RECENTLY appointed as minister of state at Britain’s Department for Transport (DfT) with specific responsibility for rail and the High Speed 2 (HS2) project, Mr Huw Merriman gave his first speech in his new role at the Railway Industry Association (RIA) annual conference in London on November 10.
“This is the job I have always wanted to do,” he said, “taking responsibility for one of the most essential parts of our national infrastructure.”
Merriman is no stranger to the industry as, unusually for a minister, he previously chaired the Transport Select Committee of the House of Commons for two years. The committee’s remit is to hold ministers and government departments to account and investigate matters of public concern.
However, he was soon warning his audience drawn mainly from Britain’s railway supply industry that tough decisions lay ahead, given the poor state of government finances and a worsening economic climate where inflation is rising alongside the cost of materials and energy.
Merriman pointed out that the government has provided £16bn for the rail industry since March 2020, mainly to support operators as passenger numbers plummeted due to the Covid-19 pandemic.
“That level of support is unsustainable,” he said. “Rail must demonstrate value for money, must decarbonise and must attract new customers.”
Merriman said that rail was responsible for 1.5% of emissions by the transport sector, but there were still 700 diesel vehicles on the national network that the government hopes will be diesel-free by 2040 and will achieve net zero emissions by 2050.
He feels that electrification is key to achieving this, but pointed out that the cost of electrifying a single kilometre of track in Britain was four times higher than in Germany. “I want to work with all of you to put that right,” Merriman said.
Due to the recent political turmoil in Britain, Merriman noted that he was the third rail minister to be appointed in as many months. But he stressed that the new DfT ministerial team under secretary of state, Mr Mark Harper, was made up of policy experts who were now ready to get to work.

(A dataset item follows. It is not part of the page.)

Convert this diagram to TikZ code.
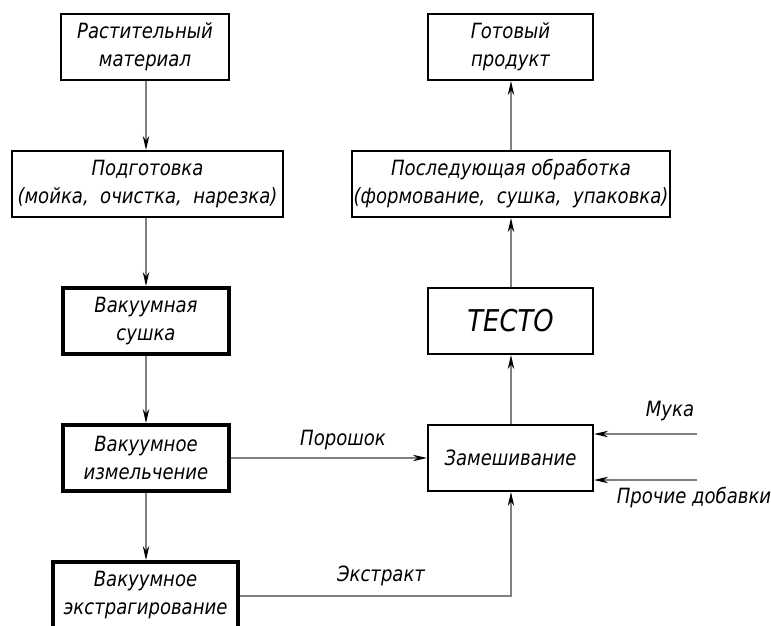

“This government will always back our railways,” he said. “A growing, sustainable railway is the solution.”
Taking questions from the audience later in the conference, Mr Andrew Haines, the chief executive of infrastructure manager Network Rail (NR), was candid as to the scale of the challenge to electrify 11,000 track-km by 2050.
He described the task as “almost impossible” given the current climate, particularly regarding the cost of electrification.

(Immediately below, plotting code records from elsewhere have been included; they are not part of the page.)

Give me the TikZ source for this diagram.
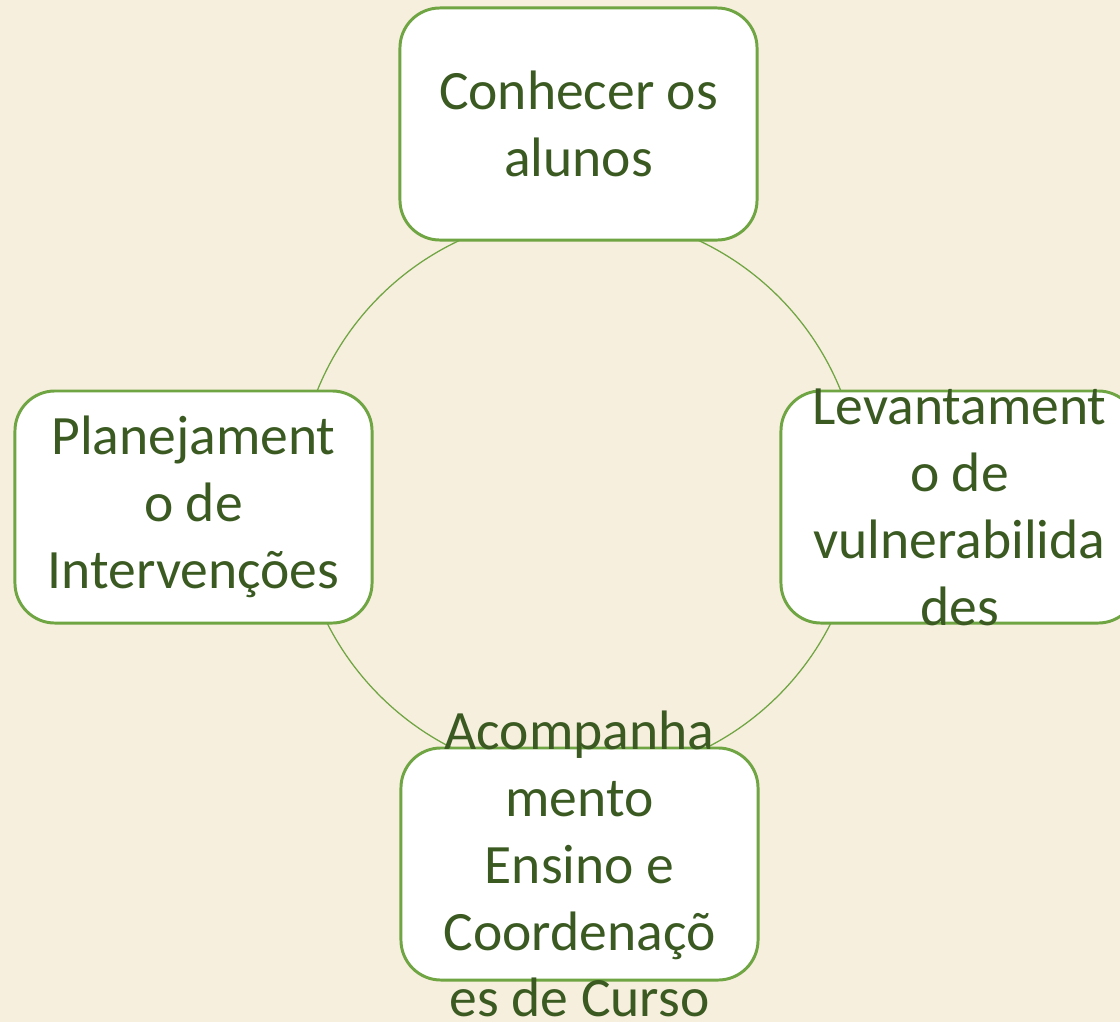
\documentclass[tikz,border=0pt]{standalone}
\usepackage{fontspec}
\setmainfont{Carlito}
\usepackage{tikz}
\definecolor{fundo}{HTML}{F7EFDD}
\definecolor{borda}{HTML}{6FA543}
\definecolor{letra}{HTML}{3A5A22}

\begin{document}
\begin{tikzpicture}[x=0.025cm,y=-0.025cm,
  etapa/.style={draw=borda, line width=2.1pt, fill=white, rounded corners=1cm,
    minimum width=8.925cm, minimum height=5.8cm, inner sep=0pt},
  rotulo/.style={text=letra, align=center, inner sep=0pt,
    font=\fontsize{39.5}{47.6}\selectfont}]
             \fill[fundo] (0,0) rectangle (1120,1022);
             \useasboundingbox (0,0) rectangle (1120,1022);
             \coordinate (hub) at (579,496);
             \draw[borda, line width=0.9pt] (hub) circle[radius=7.05cm];
             \node[etapa] (conhecer) at (578.5,124) {};
             \node[etapa] (levant) at (959.5,507) {};
             \node[etapa] (acomp) at (579.5,864) {};
             \node[etapa] (planej) at (193.5,507) {};
             \node[rotulo] (conhecer-t) at (conhecer) {Conhecer os\\alunos};
             \node[rotulo] (levant-t) at (levant) {Levantament\\o de\\vulnerabilida\\des};
             \node[rotulo] (acomp-t) at (acomp) {Acompanha\\mento\\Ensino e\\Coordenaçõ\\es de Curso};
             \node[rotulo] (planej-t) at (planej) {Planejament\\o de\\Intervenções};
            \end{tikzpicture}
\end{document}
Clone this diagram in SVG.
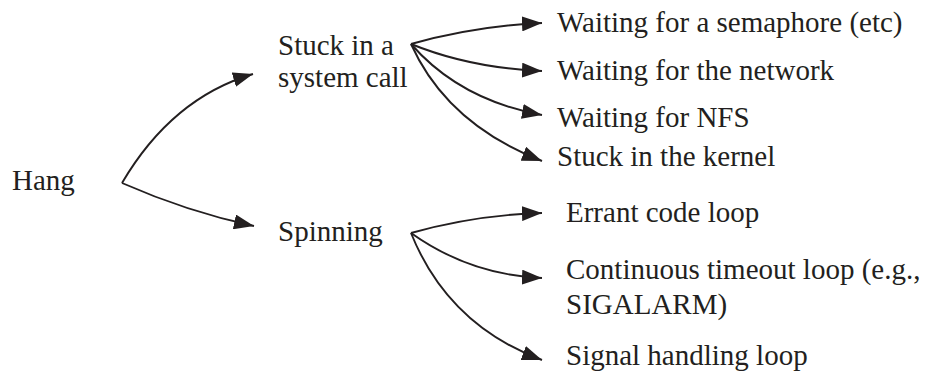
<svg xmlns="http://www.w3.org/2000/svg" width="930" height="373" viewBox="0 0 930 373">
  <style>
    .lbl { font-family: 'Liberation Serif', 'DejaVu Serif', serif; font-size: 29px; fill: #231f20; }
    .edge { fill: none; stroke: #231f20; stroke-width: 1.9; marker-end: url(#arrow); }
  </style>
  <defs>
    <marker id="arrow" viewBox="0 0 20 15" refX="20" refY="7.5" markerWidth="20" markerHeight="15" markerUnits="userSpaceOnUse" orient="auto">
      <path d="M0,0 L20,7.5 L0,15 Z" fill="#231f20"/>
    </marker>
  </defs>
  <rect width="930" height="373" fill="#ffffff"/>

  <g id="connectors">
    <!-- Hang branches -->
    <path class="edge" d="M122,183 Q172,98 253,74"/>
    <path class="edge" d="M122,183 Q188,212 254,226"/>
    <!-- system call branches -->
    <path class="edge" d="M411,44 Q475,26 542,23"/>
    <path class="edge" d="M411,44 Q470,68 542,71"/>
    <path class="edge" d="M411,44 Q460,100 542,115"/>
    <path class="edge" d="M411,44 Q447,124 542,161"/>
    <!-- spinning branches -->
    <path class="edge" d="M411,233 Q475,215 542,213"/>
    <path class="edge" d="M411,233 Q470,275 542,278"/>
    <path class="edge" d="M411,233 Q448,325 542,360"/>
  </g>

  <g font-family="Liberation Serif, DejaVu Serif, serif">
    <g id="hang"><text class="lbl" x="12" y="190">Hang</text></g>
    <g id="stuck-syscall">
      <text class="lbl" x="278" y="55">Stuck in a</text>
      <text class="lbl" x="278" y="87">system call</text>
    </g>
    <g id="spinning"><text class="lbl" x="278" y="241">Spinning</text></g>

    <g id="semaphore"><text class="lbl" x="557" y="32">Waiting for a semaphore (etc)</text></g>
    <g id="network"><text class="lbl" x="557" y="80">Waiting for the network</text></g>
    <g id="nfs"><text class="lbl" x="557" y="127">Waiting for NFS</text></g>
    <g id="kernel"><text class="lbl" x="557" y="166">Stuck in the kernel</text></g>

    <g id="errant"><text class="lbl" x="566" y="222">Errant code loop</text></g>
    <g id="timeout">
      <text class="lbl" x="566" y="279">Continuous timeout loop (e.g.,</text>
      <text class="lbl" x="566" y="314">SIGALARM)</text>
    </g>
    <g id="signal"><text class="lbl" x="566" y="365">Signal handling loop</text></g>
  </g>
</svg>
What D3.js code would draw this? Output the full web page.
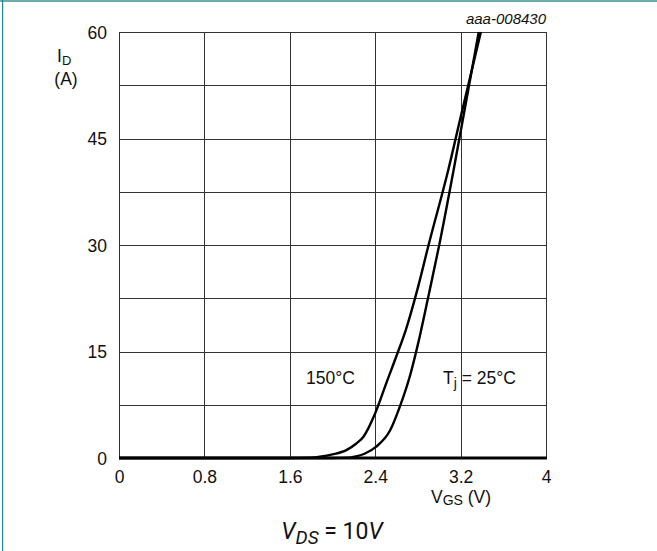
<!DOCTYPE html>
<html>
<head>
<meta charset="utf-8">
<script src="https://cdn.jsdelivr.net/npm/d3@7"></script>
<style>
  html, body { margin: 0; padding: 0; background: #fff; }
  svg { display: block; font-family: "Liberation Sans", Arial, sans-serif; }
</style>
</head>
<body>
<script>
// Transfer characteristics: drain current vs gate-source voltage
const xTicks = [0, 0.8, 1.6, 2.4, 3.2, 4];
const yTicks = [0, 15, 30, 45, 60];
const yGrid = [7.5, 15, 22.5, 30, 37.5, 45, 52.5];

// Tj = 150 °C  (VGS in V, ID in A)
const vgs150 = [0, 1.6, 1.80, 1.88, 2.00, 2.13, 2.22, 2.29, 2.40, 2.51, 2.60, 2.69, 2.80, 2.90, 3.085, 3.20, 3.39];
const id150  = [0, 0,   0.05, 0.18, 0.5,  1.1,  2.0,  3.0,  6.3,  10.8, 14.4, 18.2, 24.0, 30.0, 40.6,  48.0, 60.0];

// Tj = 25 °C
const vgs25 = [0, 2.0, 2.15, 2.21, 2.30, 2.41, 2.54, 2.63, 2.73, 2.80, 2.90, 3.00, 3.135, 3.225, 3.37];
const id25  = [0, 0,   0.05, 0.2,  0.6,  1.6,  3.9,  7.2,  11.8, 16.0, 22.9, 30.0, 40.6,  48.0,  60.0];

const W = 657, H = 551;
const svg = d3.select("body").append("svg").attr("width", W).attr("height", H);

// page frame
svg.append("rect").attr("x", 0).attr("y", 0).attr("width", W).attr("height", 2).attr("fill", "#6aabab");
svg.append("rect").attr("x", 2).attr("y", 0).attr("width", 1.2).attr("height", H).attr("fill", "#1d8a8c");

const x = d3.scaleLinear().domain([0, 4]).range([119, 546]);
const y = d3.scaleLinear().domain([0, 60]).range([458, 32]);

const g = svg.append("g");

// grid
g.selectAll(".vg").data(xTicks).enter().append("line")
  .attr("x1", d => Math.round(x(d)) + 0.5).attr("x2", d => Math.round(x(d)) + 0.5)
  .attr("y1", y(60)).attr("y2", y(0))
  .attr("stroke", "#333").attr("stroke-width", 1);
g.selectAll(".hg").data(yGrid.concat([60])).enter().append("line")
  .attr("y1", d => Math.round(y(d)) + 0.5).attr("y2", d => Math.round(y(d)) + 0.5)
  .attr("x1", x(0)).attr("x2", x(4) + 1)
  .attr("stroke", "#333").attr("stroke-width", 1);

// thick baseline
g.append("line").attr("x1", x(0)).attr("x2", x(4) + 1)
  .attr("y1", y(0)).attr("y2", y(0))
  .attr("stroke", "#000").attr("stroke-width", 3);

// tick labels through d3 axes (domain and tick marks hidden)
const FS = 17.5;
const xAxis = svg.append("g").attr("transform", `translate(0,${y(0)})`)
  .call(d3.axisBottom(x).tickValues(xTicks).tickFormat(d => String(d)).tickSize(0).tickPadding(13));
const yAxis = svg.append("g").attr("transform", `translate(${x(0)},0)`)
  .call(d3.axisLeft(y).tickValues(yTicks).tickFormat(d => String(d)).tickSize(0).tickPadding(12));
[xAxis, yAxis].forEach(a => {
  a.select(".domain").remove();
  a.attr("font-size", FS).attr("font-family", "Liberation Sans, Arial, sans-serif");
  a.selectAll("text").attr("font-size", FS).attr("fill", "#111");
});
yAxis.selectAll("text").attr("dy", "0.35em");

// curves
const line = d3.line().x(d => x(d[0])).y(d => y(d[1])).curve(d3.curveMonotoneX);
const s150 = vgs150.map((v, i) => [v, id150[i]]);
const s25 = vgs25.map((v, i) => [v, id25[i]]);
[s150, s25].forEach(s => {
  g.append("path").attr("d", line(s)).attr("fill", "none")
    .attr("stroke", "#000").attr("stroke-width", 2.4).attr("stroke-linejoin", "round");
});

// text
const T = (tx, ty, size, anchor) => svg.append("text").attr("x", tx).attr("y", ty)
  .attr("font-size", size).attr("text-anchor", anchor || "start").attr("fill", "#111");

const idl = T(57, 62, FS);
idl.append("tspan").text("I");
idl.append("tspan").attr("font-size", 13).attr("dy", 3).text("D");
T(66, 85, FS, "middle").text("(A)");

T(546, 24, 15, "end").attr("font-style", "italic").text("aaa-008430");

T(306, 384, FS).text("150°C");
const tj = T(443, 384, FS);
tj.append("tspan").text("T");
tj.append("tspan").attr("font-size", 14).attr("dy", 4).text("j");
tj.append("tspan").attr("dy", -4).text(" = 25°C");

const vgs = T(461, 503, FS, "middle");
vgs.append("tspan").text("V");
vgs.append("tspan").attr("font-size", 14).attr("dy", 2).text("GS");
vgs.append("tspan").attr("dy", -2).text(" (V)");

const vds = T(332, 539, 23, "middle").attr("font-family", "Roboto, Liberation Sans, Arial, sans-serif");
vds.append("tspan").attr("font-style", "italic").text("V");
vds.append("tspan").attr("font-style", "italic").attr("font-size", 19).attr("dy", 5).text("DS");
vds.append("tspan").attr("dy", -5).text(" = 10");
vds.append("tspan").attr("font-style", "italic").text("V");
</script>
</body>
</html>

NR was making significant progress in reducing the cost of electrification projects, Haines said. He pointed to ongoing work in Scotland where the cost was one third of the most expensive sections of the Great Western Main Line project.
The ultimate goal would be an “all in” cost of under £2m per single track-km. NR is currently targeting a cost of £2.5m for the next phase of the Midland Main Line electrification project, where work is now underway between Market Harborough and Wigston, south of Leicester.
NR was also working on other measures to improve the efficiency of electrification projects, including full electrification in tunnels.
It is also looking at ways to enable trains to keep running on parallel tracks when electrification work is in progress, where the loading gauge would allow this.
“I’m really optimistic we can do our bit, make these changes and the lower the cost,” Haines said. “We want the supply chain to come to the party.”